Pero este solo fue un episodio de una serie de experiencias terribles para las personas que emprendieron el duro camino de la migración forzada, ya que se implementó una estrategia coordinada del gobierno mexicano con el estadounidense y las autoridades mexicanas recibieron vuelos directos a nuestra frontera sur que llevaron a deportaciones exprés directas a Guatemala, sin importar la nacionalidad de las personas. Casi en paralelo, México también aceptó recibir nuevamente a las personas que solicitan asilo en Estados Unidos y que ya habían iniciado sus trámites en ese país pero que fueron una vez más enviadas a territorio mexicano por los meses que dure su procedimiento jurídico (Programa Quédate en México). De esta manera sea al norte o al sur, México se volvió un tapón para quienes buscan cruzar el país con destino a Estados Unidos que, paradójicamente requiere, como hace mucho tiempo no ocurría, contratar a millones de trabajadores esenciales, tanto para ocupar el tipo de empleos que los mismos estadounidenses desprecian, como por uno de los fenómenos sociales más fascinantes que ha provocado el COVID en la sociedad estadounidense, la renuncia masiva de trabajadores de ese país a sus empleos que son necesarios para reactivar la economía de ese país (The great resignation).
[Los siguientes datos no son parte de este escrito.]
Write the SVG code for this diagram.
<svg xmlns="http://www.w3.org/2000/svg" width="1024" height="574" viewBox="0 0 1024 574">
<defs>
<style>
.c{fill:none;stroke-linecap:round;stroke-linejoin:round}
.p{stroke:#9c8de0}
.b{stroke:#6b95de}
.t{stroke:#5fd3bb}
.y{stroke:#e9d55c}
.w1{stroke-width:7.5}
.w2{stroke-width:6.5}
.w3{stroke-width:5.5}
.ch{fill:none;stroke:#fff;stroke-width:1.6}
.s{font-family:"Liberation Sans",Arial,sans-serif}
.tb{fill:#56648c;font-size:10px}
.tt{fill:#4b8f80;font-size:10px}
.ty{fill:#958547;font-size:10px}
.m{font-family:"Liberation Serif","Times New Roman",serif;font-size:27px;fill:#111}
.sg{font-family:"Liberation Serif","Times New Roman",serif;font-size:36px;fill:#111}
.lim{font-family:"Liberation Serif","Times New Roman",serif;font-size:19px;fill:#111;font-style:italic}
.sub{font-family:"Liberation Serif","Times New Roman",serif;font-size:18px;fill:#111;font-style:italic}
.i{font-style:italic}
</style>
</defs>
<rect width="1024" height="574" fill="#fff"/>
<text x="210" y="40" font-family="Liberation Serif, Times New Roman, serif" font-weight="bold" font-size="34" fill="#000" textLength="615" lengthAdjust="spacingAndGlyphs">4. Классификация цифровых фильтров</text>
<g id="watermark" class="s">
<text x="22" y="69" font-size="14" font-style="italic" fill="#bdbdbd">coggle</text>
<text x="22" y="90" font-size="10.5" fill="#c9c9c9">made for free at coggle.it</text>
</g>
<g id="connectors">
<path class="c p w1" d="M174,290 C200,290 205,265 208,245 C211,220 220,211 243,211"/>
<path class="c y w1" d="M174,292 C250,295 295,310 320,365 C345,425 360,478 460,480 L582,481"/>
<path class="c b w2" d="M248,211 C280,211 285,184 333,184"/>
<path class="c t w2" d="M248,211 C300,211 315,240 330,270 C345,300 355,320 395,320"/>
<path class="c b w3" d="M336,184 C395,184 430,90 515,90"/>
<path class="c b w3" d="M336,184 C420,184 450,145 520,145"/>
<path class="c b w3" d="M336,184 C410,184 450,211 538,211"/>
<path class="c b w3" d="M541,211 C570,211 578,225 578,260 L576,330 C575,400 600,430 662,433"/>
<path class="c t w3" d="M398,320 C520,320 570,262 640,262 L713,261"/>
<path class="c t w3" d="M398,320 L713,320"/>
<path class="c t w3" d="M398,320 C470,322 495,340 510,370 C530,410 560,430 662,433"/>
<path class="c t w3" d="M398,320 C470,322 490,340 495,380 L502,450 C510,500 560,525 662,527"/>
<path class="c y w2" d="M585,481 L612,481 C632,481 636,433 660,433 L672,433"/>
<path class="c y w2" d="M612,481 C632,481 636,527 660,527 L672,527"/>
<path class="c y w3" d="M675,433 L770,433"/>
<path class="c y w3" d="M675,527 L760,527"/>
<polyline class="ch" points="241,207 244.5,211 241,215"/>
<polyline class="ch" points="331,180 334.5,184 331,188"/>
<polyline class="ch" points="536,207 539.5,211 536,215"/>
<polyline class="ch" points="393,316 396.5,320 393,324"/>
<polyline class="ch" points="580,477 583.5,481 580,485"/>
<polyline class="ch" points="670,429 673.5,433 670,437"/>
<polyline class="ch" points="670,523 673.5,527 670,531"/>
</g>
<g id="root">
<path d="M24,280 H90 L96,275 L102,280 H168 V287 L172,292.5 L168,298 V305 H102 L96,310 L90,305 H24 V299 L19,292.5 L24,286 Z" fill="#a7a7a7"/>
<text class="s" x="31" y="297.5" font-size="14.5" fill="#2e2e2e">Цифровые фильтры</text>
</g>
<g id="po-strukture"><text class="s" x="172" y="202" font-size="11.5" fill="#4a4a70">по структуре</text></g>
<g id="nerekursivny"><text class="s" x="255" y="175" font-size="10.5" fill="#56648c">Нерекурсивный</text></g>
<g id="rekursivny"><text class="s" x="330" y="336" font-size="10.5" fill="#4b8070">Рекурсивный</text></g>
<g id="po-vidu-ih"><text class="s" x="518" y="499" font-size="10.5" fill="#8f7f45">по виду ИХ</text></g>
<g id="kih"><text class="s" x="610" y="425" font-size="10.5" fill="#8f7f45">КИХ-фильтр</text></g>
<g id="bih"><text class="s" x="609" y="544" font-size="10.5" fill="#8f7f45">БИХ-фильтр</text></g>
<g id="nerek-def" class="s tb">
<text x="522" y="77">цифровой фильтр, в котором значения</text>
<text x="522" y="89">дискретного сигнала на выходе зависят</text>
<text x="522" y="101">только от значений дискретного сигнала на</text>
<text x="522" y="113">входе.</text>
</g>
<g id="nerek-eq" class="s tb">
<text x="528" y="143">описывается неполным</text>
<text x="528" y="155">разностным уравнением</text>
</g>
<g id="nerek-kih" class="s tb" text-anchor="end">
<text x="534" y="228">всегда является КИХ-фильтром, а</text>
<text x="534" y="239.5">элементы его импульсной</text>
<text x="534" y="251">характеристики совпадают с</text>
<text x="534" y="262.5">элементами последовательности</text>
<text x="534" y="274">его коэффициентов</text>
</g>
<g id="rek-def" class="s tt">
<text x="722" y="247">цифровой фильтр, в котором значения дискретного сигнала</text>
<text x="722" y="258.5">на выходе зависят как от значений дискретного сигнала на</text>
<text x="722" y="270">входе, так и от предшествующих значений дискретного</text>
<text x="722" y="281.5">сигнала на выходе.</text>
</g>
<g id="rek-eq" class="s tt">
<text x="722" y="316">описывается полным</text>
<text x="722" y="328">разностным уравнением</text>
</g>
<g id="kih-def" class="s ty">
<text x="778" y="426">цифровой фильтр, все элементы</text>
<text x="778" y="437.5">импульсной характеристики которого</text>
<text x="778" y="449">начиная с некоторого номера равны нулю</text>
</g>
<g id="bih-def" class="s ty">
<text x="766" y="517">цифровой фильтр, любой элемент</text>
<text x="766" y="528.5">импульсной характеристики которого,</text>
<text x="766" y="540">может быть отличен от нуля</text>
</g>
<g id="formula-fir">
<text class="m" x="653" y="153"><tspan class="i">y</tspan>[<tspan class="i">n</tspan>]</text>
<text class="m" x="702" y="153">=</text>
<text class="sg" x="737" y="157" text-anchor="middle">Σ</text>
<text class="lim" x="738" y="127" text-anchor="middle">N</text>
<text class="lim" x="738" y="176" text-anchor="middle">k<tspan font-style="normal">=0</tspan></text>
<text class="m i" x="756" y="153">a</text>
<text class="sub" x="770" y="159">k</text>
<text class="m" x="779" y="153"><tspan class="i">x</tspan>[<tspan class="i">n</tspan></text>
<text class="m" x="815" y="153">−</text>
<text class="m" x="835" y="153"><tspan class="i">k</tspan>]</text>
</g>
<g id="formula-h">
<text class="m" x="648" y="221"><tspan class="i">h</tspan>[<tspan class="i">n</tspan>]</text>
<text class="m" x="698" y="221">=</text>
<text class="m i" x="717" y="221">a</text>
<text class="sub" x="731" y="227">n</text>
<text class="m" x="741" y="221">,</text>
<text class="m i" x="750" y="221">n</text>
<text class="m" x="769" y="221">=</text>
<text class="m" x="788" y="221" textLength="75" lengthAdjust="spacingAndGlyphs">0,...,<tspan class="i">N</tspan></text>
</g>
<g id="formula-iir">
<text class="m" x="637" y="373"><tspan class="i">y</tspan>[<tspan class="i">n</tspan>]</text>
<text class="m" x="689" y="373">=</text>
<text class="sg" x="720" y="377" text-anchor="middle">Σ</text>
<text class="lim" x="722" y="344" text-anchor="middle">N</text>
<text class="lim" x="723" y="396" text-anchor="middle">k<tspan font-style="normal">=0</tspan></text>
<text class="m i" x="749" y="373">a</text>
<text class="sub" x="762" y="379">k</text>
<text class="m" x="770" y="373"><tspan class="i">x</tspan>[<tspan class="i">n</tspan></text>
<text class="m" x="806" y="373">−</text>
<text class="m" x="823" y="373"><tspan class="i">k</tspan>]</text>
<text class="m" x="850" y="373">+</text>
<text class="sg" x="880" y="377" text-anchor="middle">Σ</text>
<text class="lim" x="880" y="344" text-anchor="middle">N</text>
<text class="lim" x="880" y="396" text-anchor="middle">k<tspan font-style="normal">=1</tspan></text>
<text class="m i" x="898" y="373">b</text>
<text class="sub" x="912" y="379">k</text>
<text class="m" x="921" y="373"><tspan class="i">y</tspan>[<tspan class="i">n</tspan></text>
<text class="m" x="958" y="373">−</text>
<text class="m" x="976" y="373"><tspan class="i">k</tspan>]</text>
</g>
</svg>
Hacia el cierre del año la imagen que queda en el imaginario, que en realidad debe verse multiplicada en millones de historias de dolor por una migración tan compleja como la de este periodo pandémico, es la de la caravana que logró llegar a la Ciudad de México en pleno 12 de diciembre, día de la Virgen de Guadalupe, y que posteriormente alcanzó acuerdos con el gobierno de México aún en vilo, pero que dan pistas de lo que podría ser una nueva relación entre liderazgos de migrantes y las propias autoridades. No obstante, a esta imagen se suma la del evento más terrible del año que fue el trágico accidente donde murieron decenas de personas principalmente guatemaltecas, que develó una de las caras más terribles y al mismo tiempo, largamente conocida, como es la trata de personas. El accidente demostró lo que es obvio, que este tipo de crimen solo se sostiene a partir de redes trasnacionales y que solo actuando regionalmente se podrá enfrentar un negocio criminal como este. Ese fue el compromiso.
La pregunta que queda al cierre del año es, si al final de cuentas miles de las personas que migran tarde o temprano logran el objetivo de insertarse en la economía estadounidense, dicha economía los requiere aún más que nunca y en el caso de países como México, también miles eventualmente podrían y deberían conseguir algún tipo de documentos de estancia legal en el país, entonces ¿por qué insistir en mantener un esquema que preserva la vulnerabilidad extrema de las personas y acrecienta el dolor mismo de migrar? Porque eso fue este 2021 para quienes migraron como forma de huida: espera, dolor e incomprensión planetaria. Ojalá que el 2022 sea la oportunidad de cambiar este escenario.